Derrière ces crises économique et sociale se profile aussi une crise politique et institutionnelle. Les Libanais ne manifestent pas seulement pour améliorer leur ordinaire, mais aussi pour dénoncer la corruption et l’incompétence de leurs gouvernants. Ils réclament un «nouveau Liban» démocratique, débarrassé de son confessionnalisme.

Le système politique établi sous la tutelle française à l’indépendance du pays, devenu archaïque, a atteint ses limites depuis longtemps, selon la majorité des jeunes manifestants. Ils exigent son abandon.

Ce système prévoit un partage du pouvoir entre les trois principales confessions du pays, avec notamment un président de la république chrétien maronite, un chef du gouvernement musulman sunnite et un président de l’assemblée musulman chiite.
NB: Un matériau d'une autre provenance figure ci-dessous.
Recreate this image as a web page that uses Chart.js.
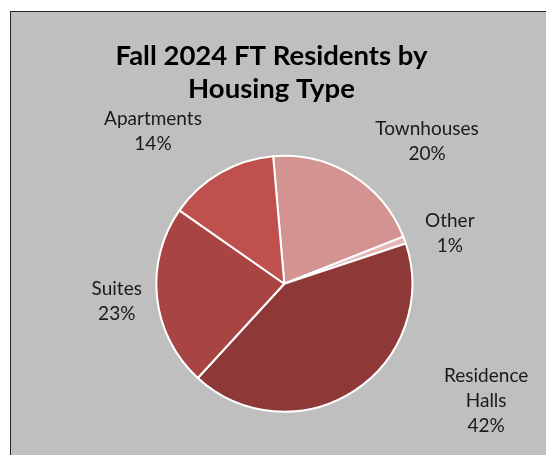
<!DOCTYPE html>
<html>
<head>
<meta charset="utf-8">
<script src="https://cdn.jsdelivr.net/npm/chart.js@4/dist/chart.umd.min.js"></script>
<style>
  html, body { margin: 0; padding: 0; background: #ffffff; }
  #frame {
    position: absolute; left: 10px; top: 11px; width: 540px; height: 450px;
    background: #bfbfbf; border-top: 1.5px solid #262626; border-left: 1.5px solid #262626;
  }
  #wrap { position: absolute; left: 0; top: 0; width: 546px; height: 455px; }
</style>
</head>
<body>
<div id="frame"></div>
<div id="wrap"><canvas id="c" width="546" height="455"></canvas></div>
<script>
// ---- data ----
const categories = ["Townhouses", "Other", "Residence Halls", "Suites", "Apartments"];
const labelLines = [["Townhouses"], ["Other"], ["Residence", "Halls"], ["Suites"], ["Apartments"]];
const shares = [20.4, 0.9, 41.9, 22.9, 13.9];
const titleLines = ["Fall 2024 FT Residents by", "Housing Type"];

// ---- styles / layout ----
const sliceColors = ["#d39391", "#e5b8b7", "#8e3937", "#a84542", "#c0504d"];
// label centre offsets, in multiples of the pie radius from the pie centre
const labelOffsets = [[1.115, -1.115], [1.293, -0.393], [1.577, 0.912], [-1.309, 0.135], [-1.026, -1.193]];

const labelPlugin = {
  id: 'excelLabels',
  afterDraw(chart) {
    const ctx = chart.ctx;
    ctx.save();
    // title
    ctx.fillStyle = '#000000';
    ctx.textAlign = 'center';
    ctx.textBaseline = 'middle';
    ctx.font = 'bold 27.5px Lato';
    ctx.fillText(titleLines[0], 271.5, 56);
    ctx.fillText(titleLines[1], 271.5, 89);
    // data labels
    const meta = chart.getDatasetMeta(0);
    const data = chart.data.datasets[0].data;
    const total = data.reduce((a, b) => a + b, 0);
    ctx.font = '19px Lato';
    ctx.fillStyle = '#1a1a1a';
    meta.data.forEach((arc, i) => {
      const r = arc.outerRadius;
      const cx = arc.x + labelOffsets[i][0] * r;
      const cy = arc.y + labelOffsets[i][1] * r;
      const lines = labelLines[i].concat([Math.round(data[i] / total * 100) + '%']);
      const lh = 25;
      const y0 = cy - (lines.length - 1) * lh / 2;
      lines.forEach((t, k) => ctx.fillText(t, cx, y0 + k * lh));
    });
    ctx.restore();
  }
};

new Chart(document.getElementById('c'), {
  type: 'pie',
  data: {
    labels: categories,
    datasets: [{
      data: shares,
      backgroundColor: sliceColors,
      borderColor: '#ffffff',
      borderWidth: 2
    }]
  },
  options: {
    responsive: false,
    animation: false,
    rotation: -5,
    radius: 128,
    layout: { padding: { left: 150, right: 127.4, top: 150, bottom: 37.6 } },
    plugins: { legend: { display: false }, tooltip: { enabled: false }, title: { display: false } }
  },
  plugins: [labelPlugin]
});
</script>
</body>
</html>
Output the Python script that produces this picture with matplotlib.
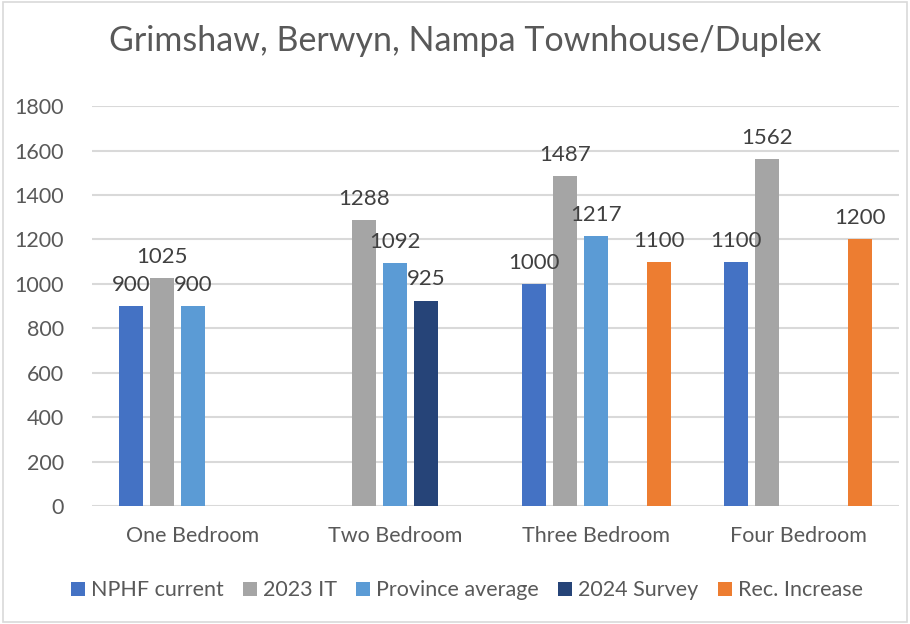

Le système politique gravite par ailleurs autour des ce qu’on appelle au Liban les «grandes familles», qui sont accrochées au pouvoir et à ses avantages. Les manifestants qui brandissaient en octobre dernier à Beyrouth et Tripoli le slogan : «Ni chrétiens, ni musulmans, unité nationale», savent qu’il sera sans doute difficile de les en déloger et que le chemin de la réforme sera long. Il reste en effet jalonné de peurs et de méfiance réciproques, dans une région qui est une véritable poudrière prête à exploser à tout moment.